Recorded data
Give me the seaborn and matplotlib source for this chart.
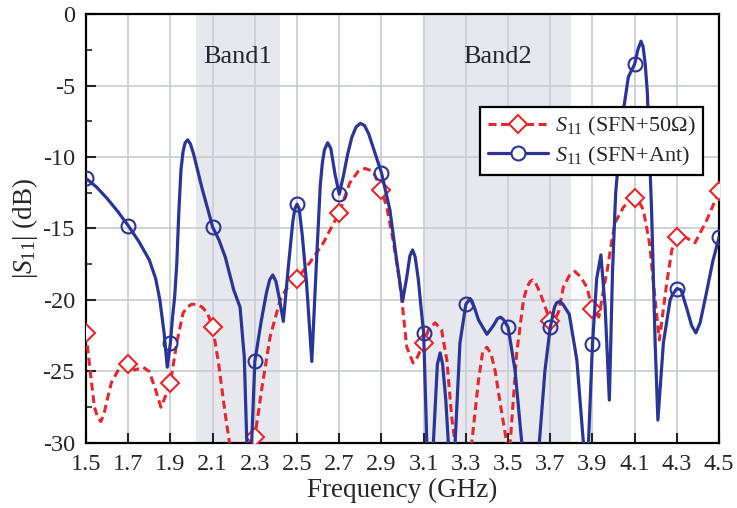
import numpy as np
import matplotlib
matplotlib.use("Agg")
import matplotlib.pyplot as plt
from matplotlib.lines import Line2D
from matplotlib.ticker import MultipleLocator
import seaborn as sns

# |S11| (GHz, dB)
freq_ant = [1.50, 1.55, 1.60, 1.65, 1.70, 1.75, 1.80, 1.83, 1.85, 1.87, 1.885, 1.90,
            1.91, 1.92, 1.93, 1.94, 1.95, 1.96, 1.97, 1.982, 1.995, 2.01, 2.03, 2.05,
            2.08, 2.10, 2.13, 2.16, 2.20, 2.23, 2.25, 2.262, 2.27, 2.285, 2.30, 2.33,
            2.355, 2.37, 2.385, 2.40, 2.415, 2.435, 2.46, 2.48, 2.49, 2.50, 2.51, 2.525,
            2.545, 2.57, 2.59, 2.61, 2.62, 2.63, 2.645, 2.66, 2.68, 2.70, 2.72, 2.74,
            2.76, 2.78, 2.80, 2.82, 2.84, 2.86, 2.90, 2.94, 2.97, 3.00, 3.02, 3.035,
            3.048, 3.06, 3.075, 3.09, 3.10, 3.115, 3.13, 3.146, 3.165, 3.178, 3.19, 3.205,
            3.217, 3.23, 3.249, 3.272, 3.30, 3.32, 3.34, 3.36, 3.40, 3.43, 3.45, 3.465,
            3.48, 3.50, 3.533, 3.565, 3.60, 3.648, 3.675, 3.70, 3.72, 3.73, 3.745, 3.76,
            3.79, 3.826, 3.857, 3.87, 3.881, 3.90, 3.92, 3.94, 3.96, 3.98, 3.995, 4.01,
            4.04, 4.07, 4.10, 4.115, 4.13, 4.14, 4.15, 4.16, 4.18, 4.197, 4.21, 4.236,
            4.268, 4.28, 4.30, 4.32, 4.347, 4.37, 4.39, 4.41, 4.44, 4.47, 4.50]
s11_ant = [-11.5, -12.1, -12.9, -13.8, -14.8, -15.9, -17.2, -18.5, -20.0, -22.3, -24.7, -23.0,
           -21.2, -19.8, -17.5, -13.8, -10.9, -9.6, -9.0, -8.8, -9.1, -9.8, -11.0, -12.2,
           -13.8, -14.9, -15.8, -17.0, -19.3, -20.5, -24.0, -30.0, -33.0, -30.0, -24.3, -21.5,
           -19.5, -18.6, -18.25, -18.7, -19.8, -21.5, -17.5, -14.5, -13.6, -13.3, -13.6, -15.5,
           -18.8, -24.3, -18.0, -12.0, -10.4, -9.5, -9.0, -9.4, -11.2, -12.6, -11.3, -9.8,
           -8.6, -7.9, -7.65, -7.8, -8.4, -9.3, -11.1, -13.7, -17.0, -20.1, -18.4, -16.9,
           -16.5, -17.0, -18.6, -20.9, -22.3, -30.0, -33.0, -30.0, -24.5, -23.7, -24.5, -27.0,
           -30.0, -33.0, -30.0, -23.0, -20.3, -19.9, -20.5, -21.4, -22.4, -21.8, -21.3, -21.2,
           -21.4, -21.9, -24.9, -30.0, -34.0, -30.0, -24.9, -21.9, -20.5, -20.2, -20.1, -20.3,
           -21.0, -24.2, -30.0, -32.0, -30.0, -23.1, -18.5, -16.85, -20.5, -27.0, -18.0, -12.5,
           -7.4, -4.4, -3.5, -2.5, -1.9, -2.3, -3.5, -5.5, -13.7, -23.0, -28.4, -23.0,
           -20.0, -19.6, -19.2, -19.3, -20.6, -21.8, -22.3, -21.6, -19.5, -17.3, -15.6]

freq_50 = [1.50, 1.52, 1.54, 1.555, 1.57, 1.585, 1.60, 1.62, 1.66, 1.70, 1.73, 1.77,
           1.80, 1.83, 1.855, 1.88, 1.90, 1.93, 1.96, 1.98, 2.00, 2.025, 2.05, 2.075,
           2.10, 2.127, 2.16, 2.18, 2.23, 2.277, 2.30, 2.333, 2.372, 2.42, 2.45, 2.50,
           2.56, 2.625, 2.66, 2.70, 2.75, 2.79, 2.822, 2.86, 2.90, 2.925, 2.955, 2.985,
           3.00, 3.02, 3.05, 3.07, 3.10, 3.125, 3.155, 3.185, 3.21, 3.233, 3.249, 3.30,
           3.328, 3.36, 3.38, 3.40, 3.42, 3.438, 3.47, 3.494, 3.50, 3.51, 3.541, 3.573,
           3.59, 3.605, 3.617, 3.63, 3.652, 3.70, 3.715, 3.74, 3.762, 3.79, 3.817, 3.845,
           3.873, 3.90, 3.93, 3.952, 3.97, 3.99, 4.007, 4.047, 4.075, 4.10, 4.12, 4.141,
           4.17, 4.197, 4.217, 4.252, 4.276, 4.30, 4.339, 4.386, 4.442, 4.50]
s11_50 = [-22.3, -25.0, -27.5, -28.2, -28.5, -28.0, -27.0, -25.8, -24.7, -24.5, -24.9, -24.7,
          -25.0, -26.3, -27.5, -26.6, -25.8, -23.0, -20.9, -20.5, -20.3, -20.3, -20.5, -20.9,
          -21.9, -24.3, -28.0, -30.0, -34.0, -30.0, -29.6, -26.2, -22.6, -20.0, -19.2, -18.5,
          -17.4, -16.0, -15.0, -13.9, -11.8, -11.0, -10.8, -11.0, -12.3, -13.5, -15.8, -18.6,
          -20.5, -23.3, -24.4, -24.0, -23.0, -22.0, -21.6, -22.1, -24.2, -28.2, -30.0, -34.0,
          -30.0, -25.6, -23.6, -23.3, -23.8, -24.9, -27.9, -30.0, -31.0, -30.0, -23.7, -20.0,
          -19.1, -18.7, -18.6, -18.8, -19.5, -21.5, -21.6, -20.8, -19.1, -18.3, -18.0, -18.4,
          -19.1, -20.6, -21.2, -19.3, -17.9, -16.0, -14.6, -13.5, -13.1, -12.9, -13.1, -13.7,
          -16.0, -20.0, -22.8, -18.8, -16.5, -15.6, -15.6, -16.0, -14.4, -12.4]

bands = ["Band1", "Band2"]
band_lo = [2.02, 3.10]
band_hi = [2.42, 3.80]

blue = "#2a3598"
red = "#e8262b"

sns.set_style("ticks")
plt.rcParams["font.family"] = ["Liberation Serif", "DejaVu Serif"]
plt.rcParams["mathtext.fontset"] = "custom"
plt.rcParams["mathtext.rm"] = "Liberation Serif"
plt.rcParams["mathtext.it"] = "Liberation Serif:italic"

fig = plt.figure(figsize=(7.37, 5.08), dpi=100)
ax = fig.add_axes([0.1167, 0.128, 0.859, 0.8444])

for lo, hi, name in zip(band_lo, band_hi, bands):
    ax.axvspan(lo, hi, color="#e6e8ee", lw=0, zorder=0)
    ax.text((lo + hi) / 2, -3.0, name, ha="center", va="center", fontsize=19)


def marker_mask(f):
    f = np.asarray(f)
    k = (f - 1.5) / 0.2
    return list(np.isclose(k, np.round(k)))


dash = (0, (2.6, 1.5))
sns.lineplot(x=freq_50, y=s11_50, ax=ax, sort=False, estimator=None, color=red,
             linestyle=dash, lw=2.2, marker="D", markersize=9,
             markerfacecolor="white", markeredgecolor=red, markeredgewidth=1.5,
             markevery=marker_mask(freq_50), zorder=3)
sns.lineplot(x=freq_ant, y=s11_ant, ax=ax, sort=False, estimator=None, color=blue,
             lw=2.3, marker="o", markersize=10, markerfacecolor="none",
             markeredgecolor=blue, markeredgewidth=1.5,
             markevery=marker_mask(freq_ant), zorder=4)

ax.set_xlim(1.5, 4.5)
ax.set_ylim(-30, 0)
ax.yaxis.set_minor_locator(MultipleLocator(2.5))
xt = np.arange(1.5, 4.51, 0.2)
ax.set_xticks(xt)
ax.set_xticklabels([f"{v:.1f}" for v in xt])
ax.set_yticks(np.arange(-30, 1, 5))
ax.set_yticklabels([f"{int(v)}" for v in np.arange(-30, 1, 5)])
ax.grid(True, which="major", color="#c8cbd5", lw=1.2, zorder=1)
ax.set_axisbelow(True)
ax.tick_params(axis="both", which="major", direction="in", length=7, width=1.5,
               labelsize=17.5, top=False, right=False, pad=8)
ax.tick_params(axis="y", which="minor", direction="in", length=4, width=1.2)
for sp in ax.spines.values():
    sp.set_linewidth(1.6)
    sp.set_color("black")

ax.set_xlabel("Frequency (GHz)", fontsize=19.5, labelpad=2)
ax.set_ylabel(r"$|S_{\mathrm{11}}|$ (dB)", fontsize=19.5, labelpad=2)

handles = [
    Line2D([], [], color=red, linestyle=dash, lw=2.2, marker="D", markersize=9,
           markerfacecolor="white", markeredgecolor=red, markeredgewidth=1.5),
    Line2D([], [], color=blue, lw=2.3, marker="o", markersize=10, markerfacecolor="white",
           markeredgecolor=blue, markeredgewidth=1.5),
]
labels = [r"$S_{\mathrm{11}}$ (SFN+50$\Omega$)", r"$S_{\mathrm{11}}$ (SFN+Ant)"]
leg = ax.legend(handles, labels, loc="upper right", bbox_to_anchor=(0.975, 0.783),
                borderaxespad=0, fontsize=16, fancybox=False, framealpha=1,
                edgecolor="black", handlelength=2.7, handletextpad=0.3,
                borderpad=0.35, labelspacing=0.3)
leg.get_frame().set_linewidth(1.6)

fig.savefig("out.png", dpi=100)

Exercise aim
List each line holding the string "matplotlib".

Response
Give me the seaborn and matplotlib source for this chart.
import matplotlib
matplotlib.use("Agg")
import matplotlib.pyplot as plt
from matplotlib.lines import Line2D
from matplotlib.ticker import MultipleLocator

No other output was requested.